Discussion Starter · #1 ·
i found this info from another site and thought i would share:
Mods can we perhaps sticky this?
Ok I'm going to supply some information based upon my 13+years of working with chassis dynos. I'm going to keep this as factual as possible w/ as little bias as possible, I invite any of the other dyno reps to posts or shop owners who have a dyno.
First off I will state my current position. I am the southeastern USA sales rep for Dyno Dynamics. In the past I have worked w/ dyno from various mfgs. All of these dynos I have had extensive experience with. Dyno Dynamics, Dynojet, Superflow, and Mustang. I have working knowledge of Roto-Pak, Dyna-Pak, Bosch, and Maha.
This is key, an number is just that, a number.
It doesn't matter wether a dyno reads 400hp on 1 mfg's dyno or 3 apples, 2 oranges, and a kumquat on some other mfg's dyno. A dyno is a tuning tool. The purpose of a dyno is to simulate real world conditions to help tuners. What is important is to see how change made to the vehicle affect it's power output. So your tuner makes a change and now you make 405hp or 3 apples, 2 oranges, and 2 kumquats.
A gain is a gain, a loss is a loss, period.
Numbers are only good for pissing matches and bench racing.
Now on to the comparison:
Here is how the various mfg dynos relate to one another. This is just a comparison of numbers output assuming the same vehicle on the dyno.
The industry leader in number output by far is Dynojet. Their marketing in the mid-90's specifically used the larger output numbers as a selling item.

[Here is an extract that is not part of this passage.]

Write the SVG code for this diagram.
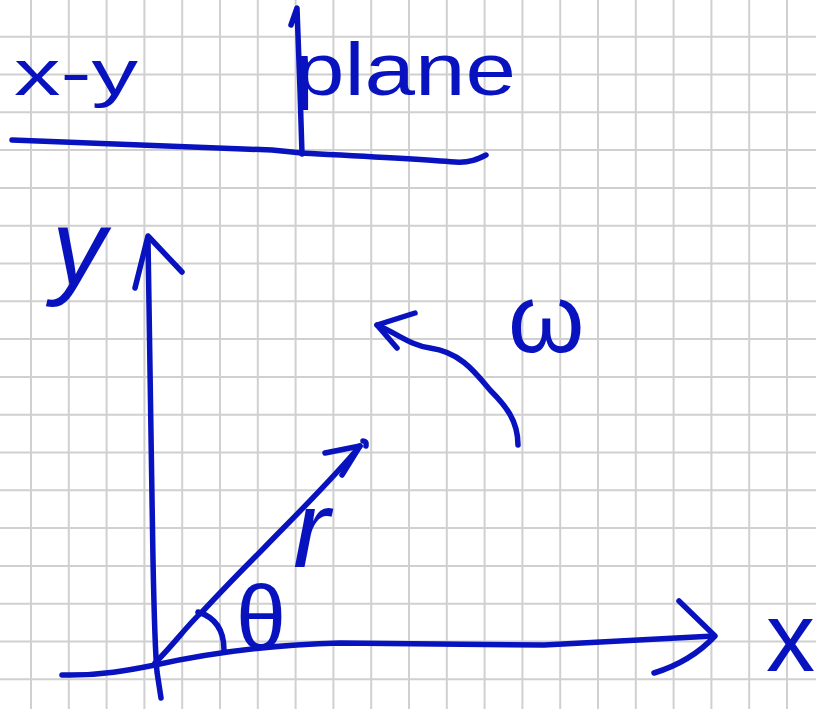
<svg xmlns="http://www.w3.org/2000/svg" width="816" height="709" viewBox="0 0 816 709">
  <style>
    .grid { stroke: #d0d0d0; stroke-width: 2; fill: none; }
    .ink { stroke: #0812be; stroke-width: 5.5; fill: none; stroke-linecap: round; stroke-linejoin: round; }
    .hand { fill: #0812be; font-family: "Liberation Sans", "DejaVu Sans", sans-serif; }
  </style>
  <rect width="816" height="709" fill="#ffffff"/>
  <g id="grid">
    <path class="grid" d="M31,0 V709 M68.8,0 V709 M106.6,0 V709 M144.4,0 V709 M182.2,0 V709 M220,0 V709 M257.8,0 V709 M295.6,0 V709 M333.4,0 V709 M371.2,0 V709 M409,0 V709 M446.8,0 V709 M484.6,0 V709 M522.4,0 V709 M560.2,0 V709 M598,0 V709 M635.8,0 V709 M673.6,0 V709 M711.4,0 V709 M749.2,0 V709 M787,0 V709 M0,36.7 H816 M0,74.5 H816 M0,112.3 H816 M0,150.1 H816 M0,187.9 H816 M0,225.7 H816 M0,263.5 H816 M0,301.3 H816 M0,339.1 H816 M0,376.9 H816 M0,414.7 H816 M0,452.5 H816 M0,490.3 H816 M0,528.1 H816 M0,565.9 H816 M0,603.7 H816 M0,641.5 H816 M0,679.3 H816"/>
  </g>
  <g id="title">
    <text class="hand" x="14" y="95" font-size="64" textLength="124" lengthAdjust="spacingAndGlyphs">x-y</text>
    <path class="ink" d="M291,25 L297,8 L300,90 L302,154"/>
    <text class="hand" x="294" y="95" font-size="74" textLength="222" lengthAdjust="spacingAndGlyphs">plane</text>
    <path class="ink" d="M12,140 L272,150 L302,153 C360,156 420,159 455,162 C470,163 478,159 486,155"/>
  </g>
  <g id="axes">
    <path class="ink" d="M148,240 C150,330 151,450 153,560 C154,610 155,650 157,672 L161,698"/>
    <path class="ink" d="M135,288 L148,236 L182,272"/>
    <path class="ink" d="M62,675 C100,676 130,670 155,665 C200,655 260,645 340,643 L544,645 L714,636"/>
    <path class="ink" d="M679,601 L715,636 C700,652 680,665 654,673"/>
    <text class="hand" x="52" y="285" font-size="108" font-style="italic">y</text>
    <text class="hand" x="766" y="671" font-size="98">x</text>
  </g>
  <g id="radius">
    <path class="ink" d="M155,663 C175,643 190,622 202,612 C230,582 250,562 262,550 C290,521 330,482 360,446"/>
    <path class="ink" d="M325,453 L360,446 L342,475"/>
    <path class="ink" d="M363,441 Q367,441 366,446"/>
    <path class="ink" d="M198,612 Q224,620 224,650"/>
    <text class="hand" x="293" y="567" font-size="110" font-style="italic">r</text>
    <text class="hand" x="236" y="649" font-size="90">θ</text>
  </g>
  <g id="rotation">
    <path class="ink" d="M518,445 C518,420 505,405 490,390 C475,372 460,352 430,348 C410,345 400,335 377,325"/>
    <path class="ink" d="M415,313 L377,325 L397,348"/>
    <text class="hand" x="508" y="352" font-size="98">ω</text>
  </g>
</svg>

Next is Mustang, generally about 7% less than Dynojet numbers.
Superflow is about 3% less than Mustang.
Dyna-Pak and Dyno Dynamics are about 3% less than Superflow.
Ok lets make this point again to make sure it's clear. The SAME CAR on the DIFFERENT DYNOS. So our test vehicle output on the various dynos are as follows:
Dyno Dynamics 200hp
This is assuming the dyno operator has not changed any of the parameters of the dyno. All of the dynos software incorporates parameters that are operator definable. These adjust the displayed power output. In other words the operator can "adjust" the output of the dyno to display any number desired. By adjusting weather station parameters, external corrections factors, inertia compensation, or any one of a dozen different factors the output number can be modified. The number can be modified to display anything from 10% of measure power to 300%. So our 200hp example vehicle can after a pull display peak power of 20hp or 600hp w/ just a couple of keystrokes.
Key Fact: Just because the dyno spits out a number, it doesn't means squat without knowing ALL of the correction factors.
Some dyno operators adjust the output of their dynos to closely match the highest numbers in the industry, Dynojet. This is not an attempt to defraud the customer. It is just that customers have a false notion that a bigger number means more power. But as you have seen, numbers mean nothing.